A Voice for the Voiceless
Erin Haines (an African American reporter for the AP who has covered race and civil rights since 2005) published an intriguing article this Friday on Barack Obama and American culture. She accurately, I think, noted that, “Obama’s candidacy is about race and it isn’t. It has illuminated the fact that black and white America don’t really know each other all that well, and has forced both sides to rethink what they thought they knew about each other and themselves.”Add to this the “near miss” that Hillary Clinton experienced in her run to be the first female nominee for President in a major American political party, and we all wonder whether racial and gender prejudices are finally crumbling in America.
You don’t have to be pro-Democrat, pro-Obama, or pro-Hillary-Clinton to be hesitantly excited about the prospects that Martin Luther King’s “I Have a Dream” speech may becoming a reality. Is the day at last dawning when the color of our skin and our gender is no longer looked upon as something that makes us lesser-than?

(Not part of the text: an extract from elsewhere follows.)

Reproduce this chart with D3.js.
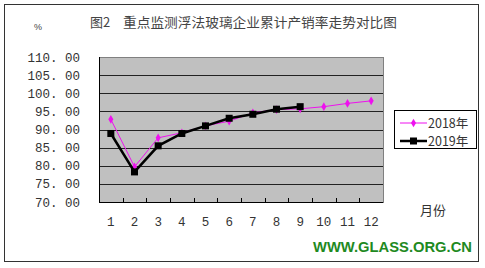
<!DOCTYPE html>
<html><head><meta charset="utf-8">
<script src="https://cdn.jsdelivr.net/npm/d3@7"></script>
<style>html,body{margin:0;padding:0;background:#fff;}svg{display:block;}</style>
</head><body>
<svg id="c" width="485" height="268"></svg>
<script>
const months = ["1","2","3","4","5","6","7","8","9","10","11","12"];
const s2018 = [92.8, 79.7, 87.7, 89.1, 91.0, 92.3, 94.6, 95.5, 95.7, 96.3, 97.2, 97.9];
const s2019 = [88.9, 78.3, 85.5, 88.9, 91.0, 93.1, 94.2, 95.6, 96.3];
const yTicks = [70, 75, 80, 85, 90, 95, 100, 105, 110];
const seriesNames = ["2018年", "2019年"];
const titleA = "图2";
const titleB = "重点监测浮法玻璃企业累计产销率走势对比图";

const svg = d3.select("#c");
const L = 99, R = 383, T = 57, B = 202;
const x = d3.scaleBand().domain(months).range([L, R]);
const y = d3.scaleLinear().domain([70, 110]).range([B, T]);
const cx = d => x(d) + x.bandwidth() / 2;

// outer frame
svg.append("rect").attr("x", 4.5).attr("y", 4.5).attr("width", 474).attr("height", 257)
  .attr("fill", "#fff").attr("stroke", "#333").attr("stroke-width", 1);

// plot area
svg.append("rect").attr("x", L).attr("y", T).attr("width", R - L).attr("height", B - T)
  .attr("fill", "#c0c0c0");

// gridlines
svg.append("g").selectAll("line").data(yTicks).join("line")
  .attr("x1", L).attr("x2", R)
  .attr("y1", d => Math.round(y(d)) + 0.5).attr("y2", d => Math.round(y(d)) + 0.5)
  .attr("stroke", "#222").attr("stroke-width", 1);

// plot border (top/right gray)
svg.append("line").attr("x1", R + 0.5).attr("x2", R + 0.5).attr("y1", T).attr("y2", B)
  .attr("stroke", "#808080");
svg.append("line").attr("x1", L).attr("x2", R).attr("y1", T + 0.5).attr("y2", T + 0.5)
  .attr("stroke", "#808080");
// left axis
svg.append("line").attr("x1", L + 0.5).attr("x2", L + 0.5).attr("y1", T).attr("y2", B + 1)
  .attr("stroke", "#000");

// y axis labels
const yAxis = d3.axisLeft(y).tickValues(yTicks).tickSize(0).tickPadding(0)
  .tickFormat(d => d3.format(".2f")(d).replace(".", ". "));
const gy = svg.append("g").attr("transform", `translate(${80},0)`).call(yAxis);
gy.select(".domain").remove();
gy.selectAll("text").attr("font-family", "'Liberation Mono', monospace").attr("font-size", 12.5)
  .attr("fill", "#333").attr("xml:space", "preserve").style("white-space", "pre");

// x axis
const xAxis = d3.axisBottom(x).tickSize(0).tickPadding(0);
const gx = svg.append("g").attr("transform", `translate(0,${B})`).call(xAxis);
gx.select(".domain").attr("stroke", "#000");
gx.selectAll("text").attr("font-family", "'Liberation Mono', monospace").attr("font-size", 12.5)
  .attr("fill", "#333").attr("dy", 0).attr("y", 24);
// boundary ticks pointing up
svg.append("g").selectAll("line").data(months.slice(1)).join("line")
  .attr("x1", d => Math.round(x(d)) + 0.5).attr("x2", d => Math.round(x(d)) + 0.5)
  .attr("y1", B - 4).attr("y2", B).attr("stroke", "#000");

// series
const line = d3.line().x((d, i) => cx(months[i])).y(d => y(d));
svg.append("path").datum(s2018).attr("d", line).attr("fill", "none")
  .attr("stroke", "#ee11ee").attr("stroke-width", 1);
svg.append("g").selectAll("path").data(s2018).join("path")
  .attr("d", d3.symbol(d3.symbolDiamond, 22)())
  .attr("transform", (d, i) => `translate(${cx(months[i])},${y(d)})`)
  .attr("fill", "#ee11ee");

svg.append("path").datum(s2019).attr("d", line).attr("fill", "none")
  .attr("stroke", "#000").attr("stroke-width", 2.5);
svg.append("g").selectAll("rect").data(s2019).join("rect")
  .attr("x", (d, i) => cx(months[i]) - 3.5).attr("y", d => y(d) - 3.5)
  .attr("width", 7).attr("height", 7).attr("fill", "#000");

// title
svg.append("text").attr("x", 90).attr("y", 27).text(titleA)
  .attr("font-family", "'Noto Sans CJK SC', sans-serif").attr("font-size", 13).attr("fill", "#444");
svg.append("text").attr("x", 123).attr("y", 27).text(titleB)
  .attr("textLength", 274).attr("lengthAdjust", "spacingAndGlyphs")
  .attr("font-family", "'Noto Sans CJK SC', sans-serif").attr("font-size", 13).attr("fill", "#444");
svg.append("text").attr("x", 34).attr("y", 30).text("%")
  .attr("font-family", "'Liberation Sans', sans-serif").attr("font-size", 9).attr("fill", "#444");

// x title
svg.append("text").attr("x", 433).attr("y", 215).attr("text-anchor", "middle").text("月份")
  .attr("font-family", "'Noto Sans CJK SC', sans-serif").attr("font-size", 13).attr("fill", "#333");

// legend
const lg = svg.append("g");
lg.append("rect").attr("x", 394.5).attr("y", 110.5).attr("width", 82).attr("height", 38)
  .attr("fill", "#fff").attr("stroke", "#000");
const ly = [123, 141];
[0, 1].forEach(i => {
  lg.append("line").attr("x1", 400).attr("x2", 427).attr("y1", ly[i]).attr("y2", ly[i])
    .attr("stroke", i === 0 ? "#ee11ee" : "#000").attr("stroke-width", i === 0 ? 1 : 2.5);
  if (i === 0) {
    lg.append("path").attr("d", d3.symbol(d3.symbolDiamond, 22)())
      .attr("transform", `translate(413.5,${ly[i]})`).attr("fill", "#ee11ee");
  } else {
    lg.append("rect").attr("x", 410).attr("y", ly[i] - 3.5).attr("width", 7).attr("height", 7).attr("fill", "#000");
  }
  lg.append("text").attr("x", 428).attr("y", ly[i] + 4.5).text(seriesNames[i])
    .attr("font-family", "'Noto Sans CJK SC', sans-serif").attr("font-size", 12.5).attr("fill", "#333");
});

// watermark
svg.append("text").attr("x", 313).attr("y", 252).text("WWW.GLASS.ORG.CN")
  .attr("textLength", 159).attr("lengthAdjust", "spacingAndGlyphs")
  .attr("font-family", "'Liberation Sans', Arial, sans-serif").attr("font-weight", "900")
  .attr("font-size", 15).attr("fill", "#1f8a1f");
</script>
</body></html>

Being a “voice for the voiceless” is in my DNA. That’s why, with Karole Edwards, I co-authored Beyond the Suffering: Embracing the Legacy of African American Soul Care and Spiritual Direction. That’s why with Susan Ellis I am co-authoring Sacred Friendships: Listening to the Voices of Feminine Soul Care-Givers and Spiritual Directors.
African Americans have a treasure of Christian spiritual care to offer all Americans. Christian women throughout Church history have a treasure to offer all Christians.
Reading the incredible wisdom of African Americans and women throughout church history buoys my spirits. It reminds me that God grants great spiritual abilities to all people of all races and both genders.
And . . . he gives great leadership abilities to all people of all races and both genders. Again, whether one is pro-Obama, pro-Hillary, or not, is not the specific issue for me personally. I am pro-respect, value, voice-for-the-voiceless. And I would like to think, along with Erin Haines, that maybe, just maybe, we Americans are at long last coming to a point where prejudices are crumbling in the face of mutual respect.